Noch besteht die Option, den Überschuss ins öffentliche Netz zu speisen und sich vergüten zu lassen. Doch die Einspeisevergütung sinkt und aktuelle Studien weisen darauf hin, dass unser Stromnetz nicht für steigende Stromeinspeisungen aus regenerativen Energien ausgelegt ist. Die Kapazitäten sind  momentan also begrenzt. Deswegen rücken Speichermöglichkeiten für die selbst erzeugte Energie in den Fokus.

Derzeit wird mit Hochdruck nach neuen Speicherformen geforscht. Das schon bekannte Modell der wiederaufladbaren Batterie für das Haus ist derzeit noch sehr teuer, wodurch der selbsterzeugte Ökostrom ökonomisch kaum mehr darstellbar wird. Hier hofft man, entsprechend einer steigenden Nachfrage, auf fallende Preise.

Professor Doktor Fisch überprüft die Rentabilität verschiedener Speicherformen in einem Einfamilienhaus in Leonberg, seinem sogenannten „Stromhaus“.  Als Energiespeicher werden die thermisch wirksamen Massen im Haus, ein Pufferspeicher und zwei elektrische Batterien eingesetzt. Ihr Nutzen und ihre Effektivität werden wissenschaftlich ausgewertet. Die Ergebnisse sollen zur (Weiter-) Entwicklung von praktikablen und bezahlbaren Lösungen für die Zukunft führen.

Die Suche nach Speicheroptionen
Doch schon heute gibt es weitere Möglichkeiten: z.B. „Power to Gas“. Darunter versteht man die Umwandlung von Strom aus erneuerbaren Energien in Wasserstoff oder synthetisches Erdgas, das auf diese Weise im Erdgasnetz gespeichert werden kann. Dies wäre eine Möglichkeit, um große Mengen Strom aus erneuerbaren Energien langfristig zu speichern.

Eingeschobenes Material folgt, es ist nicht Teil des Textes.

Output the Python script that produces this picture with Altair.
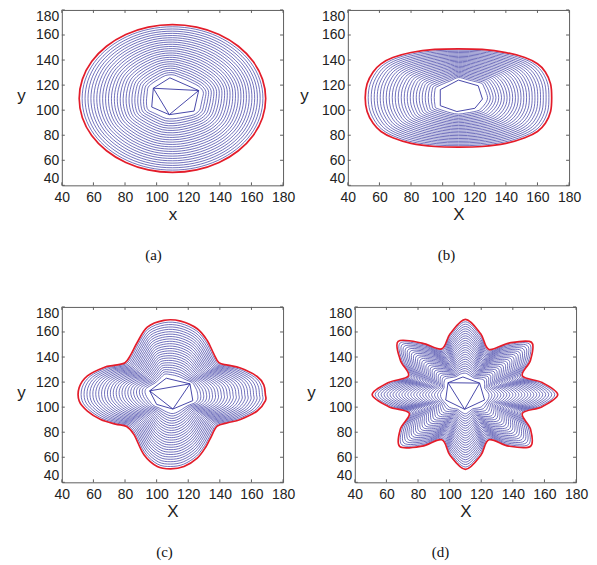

Eine weitere Option ist die Energie in Form von Wärme in zumeist große, gut gedämmte unterirdische Speicher oder Erdsonden einzuspeisen. Die Wärme kann dann zu einem späteren Zeitpunkt wieder abgerufen werden. Allerdings eignen sich solche Konzepte bislang nur für Großprojekte, wie etwa Siedlungen.

Welche der Möglichkeiten sich durchsetzt, bleibt abzuwarten. Vielleicht finden wir in einigen Jahren das Wort „Stromhaus“ in unseren Lexika wieder und der Begriff „Plus-Energie-Haus“ ist dann schon wieder von der Zeit überholt.